A chief concern with service of process by email is the reliability of the email address to which process is directed, and thus whether there is a reasonable chance the email would reach the party to be served. (See e.g. Ehrenfeld v Salim a Bin Mahfouz, 2005 WL 696769, * 3 [SD NY 2005]; see generally Ronald J. Hedges, Kenneth N. Rashbaum, & Adam C. Losey, Electronic Service of Process at Home and Abroad: Allowing Domestic Electronic Service of Process in the Federal Courts, 4 Fed Cts L Rev 55 [2010].) In Ehrenfeld, the federal district court did not permit service by email to an email address associated with a website that defendant purportedly operates. The court stated, "Plaintiff has provided no information that would lead the Court to conclude that Defendant maintains the website, monitors the e-mail address, or would be likely to receive information transmitted to the e-mail address." {Ehrenfeld, 2005 WL 696769, * 3.)
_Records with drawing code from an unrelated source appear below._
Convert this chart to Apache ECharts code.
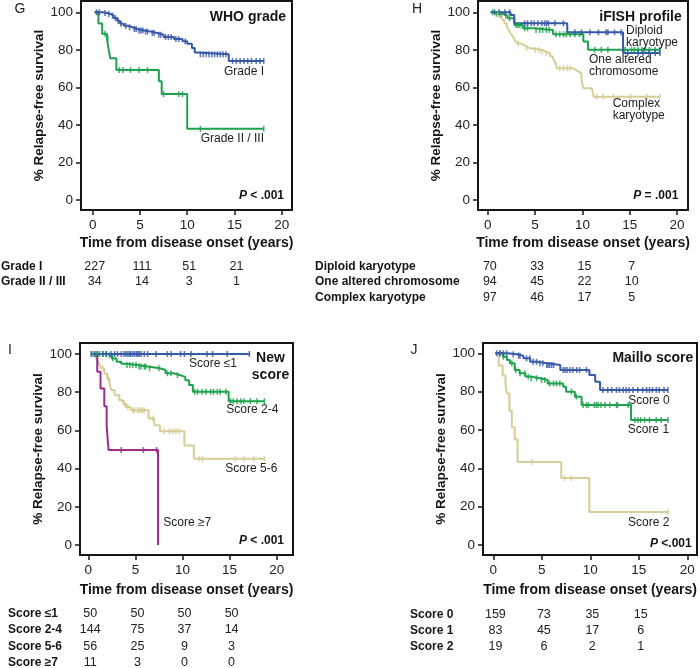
<!DOCTYPE html>
<html><head><meta charset="utf-8">
<script src="https://cdn.jsdelivr.net/npm/echarts@6/dist/echarts.min.js"></script>
<style>html,body{margin:0;padding:0;background:#fff}#c{width:700px;height:668px}</style>
</head><body><div id="c"></div>
<script>
// ---------- shared ticks ----------
const xTicks = [0, 5, 10, 15, 20];
const yTicks = [0, 20, 40, 60, 80, 100];
const riskTimes = [0, 5, 10, 15];

// ---------- Panel G : WHO grade ----------
const gGrade1Steps = [[0.2,100],[1.0,99.6],[1.5,99.1],[1.9,98.2],[2.2,96.9],[2.6,95.4],[2.9,93.9],[3.3,92.8],[3.7,92.0],[4.2,91.1],[4.7,90.3],[5.4,89.7],[6.1,89.0],[6.8,88.0],[7.5,86.8],[8.6,85.7],[9.5,84.5],[10.0,83.2],[10.5,80.9],[10.8,78.6],[11.1,77.6],[14.4,74.1],[18.1,74.1]];
const gGrade1Censor = [0.4,0.7,1.3,1.7,2.1,2.4,2.7,3.0,3.5,3.9,4.4,4.6,4.9,5.1,5.3,5.6,5.8,6.3,6.5,7.0,7.2,7.7,8.0,8.3,8.8,9.1,9.8,11.4,11.7,12.0,12.3,12.6,12.9,13.2,13.5,13.8,14.1,14.8,15.2,15.6,16.0,16.4,16.8,17.3,17.7,18.1];
const gGrade23Steps = [[0.2,100],[0.6,94],[1.0,88.5],[1.5,86],[1.7,79.8],[1.85,75.5],[2.5,69.3],[7.0,63.3],[7.3,56.4],[10.0,37.9],[18.1,37.9]];
const gGrade23Censor = [1.3,1.6,2.8,3.2,4.0,4.9,5.8,7.5,9.1,9.5,11.4,18.1];
const gRiskLabels = ['Grade I', 'Grade II / III'];
const gRiskValues = [[227,111,51,21],[34,14,3,1]];

// ---------- Panel H : iFISH profile ----------
const hDiploidSteps = [[0.3,100],[2.4,98.5],[2.8,94.1],[8.4,89.3],[14.3,78.3],[18.2,78.3]];
const hDiploidCensor = [0.7,1.2,1.8,2.3,3.9,4.2,4.6,4.9,5.3,5.7,6.0,6.2,6.4,7.1,8.0,9.2,9.9,10.8,11.7,12.5,12.7,13.4,14.1,14.8,15.9,16.4,17.0,17.7,18.2];
const hOneSteps = [[0.3,100],[0.8,99.2],[1.5,98.2],[2.1,96.8],[2.8,93.2],[3.7,91.5],[4.8,90.6],[6.9,88.3],[10.1,84.4],[10.6,80.0],[18.2,80.0]];
const hOneCensor = [0.5,0.9,1.4,1.9,2.3,3.0,3.2,3.4,3.9,4.2,5.1,5.5,5.8,6.2,6.5,7.2,7.6,8.0,8.3,8.7,9.2,9.7,11.3,12.0,12.7,14.5,15.2,15.5,15.9,16.3,16.6,17.1,17.7,18.2];
const hComplexSteps = [[0.3,100],[0.7,99.3],[0.95,98.6],[1.2,97.3],[1.5,95.9],[1.75,94.1],[2.0,92.3],[2.2,90.5],[2.4,88.8],[2.6,87.4],[2.75,86.1],[2.9,84.8],[3.1,83.5],[3.4,82.6],[3.8,81.7],[4.1,80.8],[4.5,79.9],[5.7,79.0],[6.1,78.2],[6.6,76.4],[6.9,75.0],[7.1,73.7],[7.3,70.2],[9.0,69.3],[9.3,68.4],[9.6,67.5],[9.9,63.9],[10.1,59.5],[11.0,58.6],[11.2,55.0],[18.2,55.0]];
const hComplexCensor = [1.1,3.2,4.1,5.0,5.4,5.7,6.2,7.6,8.0,8.4,8.7,11.5,12.2,13.3,15.1,16.8,18.2];
const hRiskLabels = ['Diploid karyotype', 'One altered chromosome', 'Complex karyotype'];
const hRiskValues = [[70,33,15,7],[94,45,22,10],[97,46,17,5]];

// ---------- Panel I : New score ----------
const iS1Steps = [[0.3,100],[17.1,100]];
const iS1Censor = [0.3,0.7,1.0,1.55,1.9,2.4,2.8,3.1,3.5,3.8,4.0,4.2,4.4,4.5,4.7,4.9,5.1,5.25,5.4,5.6,5.95,6.3,7.2,8.4,8.8,9.8,10.2,10.9,12.6,13.2,14.75,17.1];
const iS24Steps = [[0.5,100],[2.0,99.3],[2.5,97.7],[3.0,96.0],[3.5,94.9],[4.0,94.2],[5.2,93.4],[6.3,92.5],[7.6,91.6],[8.2,89.9],[9.0,89.0],[9.7,88.0],[10.3,86.3],[10.7,83.8],[11.1,80.2],[14.9,75.3],[18.7,75.3]];
const iS24Censor = [0.5,0.85,1.2,1.55,1.9,2.25,2.6,4.1,4.4,4.7,5.07,5.4,5.6,5.95,6.1,6.5,7.5,8.4,8.77,9.47,11.3,11.6,12.1,12.5,13.0,13.3,13.7,14.0,14.6,15.1,15.4,15.8,16.2,16.5,17.2,17.9,18.7];
const iS56Steps = [[0.6,100],[0.8,98.2],[1.0,96.8],[1.2,94.2],[1.4,92.5],[1.7,89.8],[2.0,87.2],[2.25,84.6],[2.45,81.1],[2.8,78.4],[3.3,75.8],[3.7,74.0],[4.0,72.3],[4.5,70.5],[6.4,66.2],[7.0,62.7],[7.6,59.5],[10.2,52.1],[11.2,45.1],[18.7,45.1]];
const iS56Censor = [1.55,2.1,3.84,4.19,4.72,4.89,5.25,5.42,5.6,5.77,5.95,6.83,8.06,8.6,8.94,9.3,9.65,11.76,12.1,15.6,16.5,17.6,18.7];
const iS7Steps = [[0.6,100],[0.95,90.7],[1.3,81.9],[1.7,72.6],[1.95,62.3],[2.15,49.7],[7.4,0]];
const iS7Censor = [3.5,5.85,7.25];
const iRiskLabels = ['Score \u22641', 'Score 2-4', 'Score 5-6', 'Score \u22657'];
const iRiskValues = [[50,50,50,50],[144,75,37,14],[56,25,9,3],[11,3,0,0]];

// ---------- Panel J : Maillo score ----------
const jS0Steps = [[0.2,100],[1.5,99.5],[2.4,98.8],[3.1,97.4],[3.8,95.6],[4.5,94.8],[5.5,93.9],[6.9,91.3],[9.9,88.7],[10.5,85.2],[11.0,80.9],[18.0,80.9]];
const jS0Censor = [0.34,0.68,1.03,1.37,2.05,2.6,2.74,3.42,3.77,4.1,4.45,4.8,5.1,5.5,5.65,5.8,6.0,6.2,7.2,7.4,7.6,7.9,8.2,8.6,8.9,9.6,11.3,11.8,12.2,12.7,13.0,13.4,13.7,14.0,14.4,14.9,15.4,15.8,16.1,16.4,16.8,17.1,17.6,18.0];
const jS1Steps = [[0.2,100],[1.0,98.2],[1.4,96.5],[1.7,94.8],[2.2,91.3],[2.7,89.6],[3.3,87.9],[3.8,87.0],[4.8,86.1],[5.6,84.3],[7.2,82.6],[7.5,80.0],[8.4,77.4],[9.1,73.0],[14.2,65.2],[18.0,65.2]];
const jS1Censor = [0.68,1.03,1.9,2.3,2.74,3.25,3.6,3.9,4.45,4.97,5.3,5.8,6.2,6.5,6.85,8.05,8.56,9.25,9.6,9.8,10.4,10.6,10.8,11.1,11.5,12.0,12.7,12.8,13.9,14.6,14.9,15.2,15.6,16.1,16.8,17.3,18.0];
const jS2Steps = [[0.2,100],[0.55,93.7],[0.95,88.5],[1.25,84.0],[1.4,79.0],[1.65,70.0],[1.9,61.5],[2.2,55.0],[2.5,43.3],[7.0,35.0],[9.9,17.2],[18.0,17.2]];
const jS2Censor = [3.95,7.35,8.0,18.0];
const jRiskLabels = ['Score 0', 'Score 1', 'Score 2'];
const jRiskValues = [[159,73,35,15],[83,45,17,6],[19,6,2,1]];

// ---------- styling ----------
const FONT = '"Liberation Sans", Arial, Helvetica, sans-serif';
const BLUE = '#3858a8', GREEN = '#1ea24e', KHAKI = '#d7cd96', PURPLE = '#9a2d8e';
const INK = '#151515';

function survAt(steps, t) {
  let s = steps[0][1];
  for (const p of steps) { if (p[0] <= t + 1e-9) s = p[1]; else break; }
  return s;
}

const panels = [
  { letter:'G', letterPos:[20,9], grid:{left:81,top:1,width:211,height:209}, xr:[-1.24,21.09], yr:[-5.33,106], yGap:32, xGap:26,
    curves:[{s:gGrade23Steps,c:gGrade23Censor,col:GREEN},{s:gGrade1Steps,c:gGrade1Censor,col:BLUE}],
    risk:{labels:gRiskLabels, values:gRiskValues, lx:1, ys:[266.7,281.7]} },
  { letter:'H', letterPos:[417,9], grid:{left:478,top:1,width:210,height:209}, xr:[-1.04,21.17], yr:[-5.33,106], yGap:32, xGap:26,
    curves:[{s:hComplexSteps,c:hComplexCensor,col:KHAKI},{s:hOneSteps,c:hOneCensor,col:GREEN},{s:hDiploidSteps,c:hDiploidCensor,col:BLUE}],
    risk:{labels:hRiskLabels, values:hRiskValues, lx:315, ys:[266.7,282,297.5]} },
  { letter:'I', letterPos:[10,350], grid:{left:80,top:343,width:213,height:212}, xr:[-0.88,21.73], yr:[-5.24,105.76], yGap:31, xGap:28,
    curves:[{s:iS56Steps,c:iS56Censor,col:KHAKI},{s:iS24Steps,c:iS24Censor,col:GREEN},{s:iS7Steps,c:iS7Censor,col:PURPLE},{s:iS1Steps,c:iS1Censor,col:BLUE}],
    risk:{labels:iRiskLabels, values:iRiskValues, lx:8, ys:[613.3,630,646.5,662.7]} },
  { letter:'J', letterPos:[414,350], grid:{left:483,top:343,width:214,height:212}, xr:[-1.07,21.0], yr:[-5.2,105.4], yGap:35, xGap:28,
    curves:[{s:jS2Steps,c:jS2Censor,col:KHAKI},{s:jS1Steps,c:jS1Censor,col:GREEN},{s:jS0Steps,c:jS0Censor,col:BLUE}],
    risk:{labels:jRiskLabels, values:jRiskValues, lx:410, ys:[615,630.7,646.7]} }
];

const grids = [], xAxes = [], yAxes = [], series = [];
panels.forEach((p, i) => {
  grids.push(Object.assign({show:true, borderColor:INK, borderWidth:2, backgroundColor:'transparent'}, p.grid));
  xAxes.push({
    type:'value', gridIndex:i, min:p.xr[0], max:p.xr[1],
    axisLine:{show:true, onZero:false, lineStyle:{color:INK, width:2}},
    axisTick:{show:true, length:5, inside:false, customValues:xTicks, lineStyle:{color:INK, width:1.5}},
    axisLabel:{customValues:xTicks, margin:8, fontSize:13.5, color:'#222', fontFamily:FONT},
    splitLine:{show:false},
    name:'Time from disease onset (years)', nameLocation:'middle', nameGap:p.xGap,
    nameTextStyle:{fontSize:14, fontWeight:'bold', color:INK, fontFamily:FONT}
  });
  yAxes.push({
    type:'value', gridIndex:i, min:p.yr[0], max:p.yr[1],
    axisLine:{show:true, onZero:false, lineStyle:{color:INK, width:2}},
    axisTick:{show:true, length:5, inside:false, customValues:yTicks, lineStyle:{color:INK, width:1.5}},
    axisLabel:{customValues:yTicks, margin:8, fontSize:13.5, color:'#222', fontFamily:FONT},
    splitLine:{show:false},
    name:'% Relapse-free survival', nameLocation:'middle', nameGap:p.yGap, nameRotate:90,
    nameTextStyle:{fontSize:13.5, fontWeight:'bold', color:INK, fontFamily:FONT}
  });
  p.curves.forEach(cv => {
    series.push({type:'line', xAxisIndex:i, yAxisIndex:i, step:'end', data:cv.s, showSymbol:false, symbol:'none',
      lineStyle:{color:cv.col, width:2}, silent:true, z:3});
    series.push({type:'scatter', xAxisIndex:i, yAxisIndex:i, data:cv.c.map(t => [t, survAt(cv.s, t)]),
      symbol:'rect', symbolSize:[1.6,6], itemStyle:{color:cv.col}, silent:true, z:4});
  });
});

const chart = echarts.init(document.getElementById('c'), null, {renderer:'canvas'});
chart.setOption({animation:false, backgroundColor:'#fff', grid:grids, xAxis:xAxes, yAxis:yAxes, series:series});

// ---------- text annotations ----------
const g = [];
function txt(text, x, y, align, size, weight, color, extra) {
  g.push({type:'text', x:x, y:y, silent:true, z:10,
    style:Object.assign({text:text, align:align, verticalAlign:'middle', fontSize:size, fontWeight:weight||'normal',
      fill:color||INK, fontFamily:FONT}, extra||{})});
}
function pval(text, x, y) {
  g.push({type:'text', x:x, y:y, silent:true, z:10,
    style:{text:'{p|P}{b|' + text + '}', align:'right', verticalAlign:'middle', fontFamily:FONT,
      rich:{p:{fontSize:12, fontWeight:'bold', fontStyle:'italic', fill:INK, fontFamily:FONT},
            b:{fontSize:12, fontWeight:'bold', fill:INK, fontFamily:FONT}}}});
}
panels.forEach(p => txt(p.letter, p.letterPos[0], p.letterPos[1], 'center', 14, 'normal', '#222'));

// G
txt('WHO grade', 286, 16.7, 'right', 14, 'bold');
txt('Grade I', 264, 71.7, 'right', 12, 'normal', '#222');
txt('Grade II / III', 264, 138.3, 'right', 12, 'normal', '#222');
pval(' < .001', 284, 196);
// H
txt('iFISH profile', 681.7, 16.7, 'right', 14, 'bold');
txt('Diploid\nkaryotype', 626, 36.7, 'left', 12, 'normal', '#222', {lineHeight:12.3});
txt('One altered\nchromosome', 589, 65.8, 'left', 12, 'normal', '#222', {lineHeight:12.3});
txt('Complex\nkaryotype', 612.7, 109.7, 'left', 12, 'normal', '#222', {lineHeight:12.7});
pval(' = .001', 678.3, 196);
// I
txt('New\nscore', 270.5, 366.7, 'center', 14, 'bold', INK, {lineHeight:16.7});
txt('Score \u22641', 189, 363.3, 'left', 12, 'normal', '#222');
txt('Score 2-4', 278.3, 410, 'right', 12, 'normal', '#222');
txt('Score 5-6', 277.3, 468.3, 'right', 12, 'normal', '#222');
txt('Score \u22657', 163.3, 522.7, 'left', 12, 'normal', '#222');
pval(' < .001', 284, 541);
// J
txt('Maillo score', 693.3, 357.7, 'right', 14, 'bold');
txt('Score 0', 628.3, 400.7, 'left', 12, 'normal', '#222');
txt('Score 1', 627.7, 430, 'left', 12, 'normal', '#222');
txt('Score 2', 628, 522.7, 'left', 12, 'normal', '#222');
pval(' <.001', 691.7, 544);

// risk tables, values aligned to the x axis positions
panels.forEach((p, i) => {
  p.risk.labels.forEach((lab, r) => {
    const y = p.risk.ys[r];
    txt(lab, p.risk.lx, y, 'left', 12, 'bold', INK);
    riskTimes.forEach((t, k) => {
      const px = chart.convertToPixel({xAxisIndex:i}, t);
      txt(String(p.risk.values[r][k]), px + 2, y, 'center', 12.5, 'normal', '#222');
    });
  });
});
chart.setOption({graphic:g});
</script>
</body></html>
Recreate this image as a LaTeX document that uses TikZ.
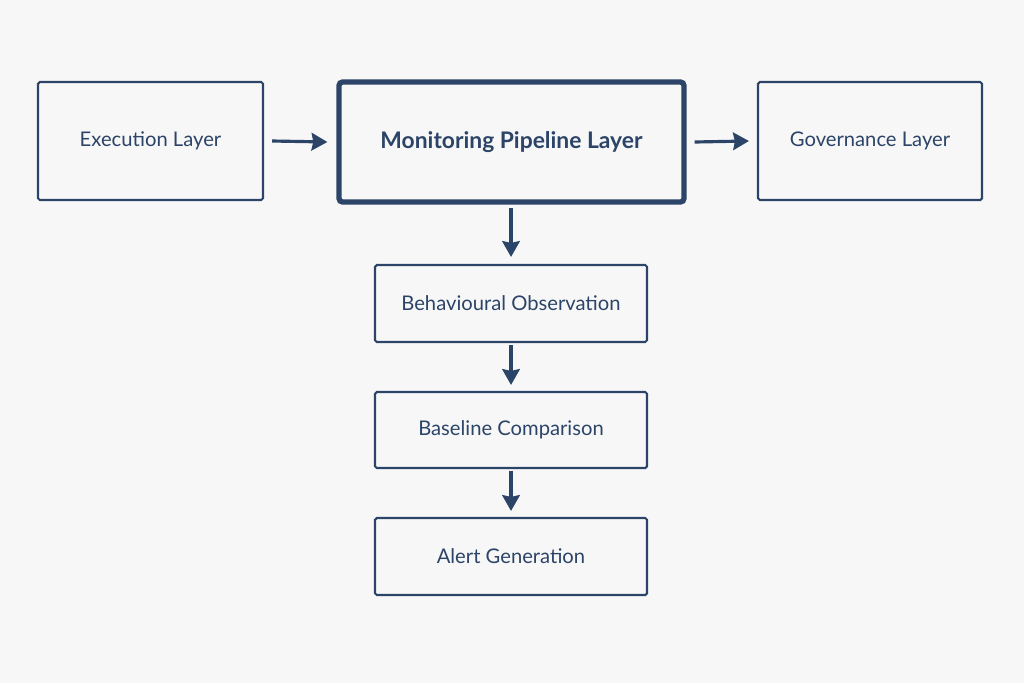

Here, the email addresses come from applications that respondents completed in 2006 and 2009. (Miniter Affirm., Ex A.) As petitioner acknowledges, the New Jersey mailing address listed on the applications is not respondents' last known address. Petitioner has not provided any information that the email addresses provided years ago are valid (i.e., whether email sent to the email addresses would be returned as undeliverable), or whether the email accounts are still active.

For example, there is no indication that petitioner communicated via email with respondents at these email address. (See Safadjou v Mohammadi, 105 A.D.3d 1423 [4th Dept2013] ["several months prior to the application for alternative service, the parties had been communicating via email at the two email addresses subsequently used for service"].) Although the email addresses were listed on applications, the record does not appear to indicate that respondents specifically agreed that notices and communications could be sent via email. (See Alfred E. Mann Living Trust v ETIRC Aviation S.A.R.L., 78 A.D.3d 137, 142 [1st Dept 2010] ["The funding agreement specifically provides [defendant's] e-mail address as the means to provide him with any notice, request, demand, or communication"].)

Therefore, petitioner's motion for CPLR 308 (5) service by email is denied, without prejudice to another application for such service upon additional information as to the reliability of the email address to which process will be sent.

Finally, the Court notes that more than 120 days have passed since the second petition was e-filed, and petitioner did not request an extension of the time to serve.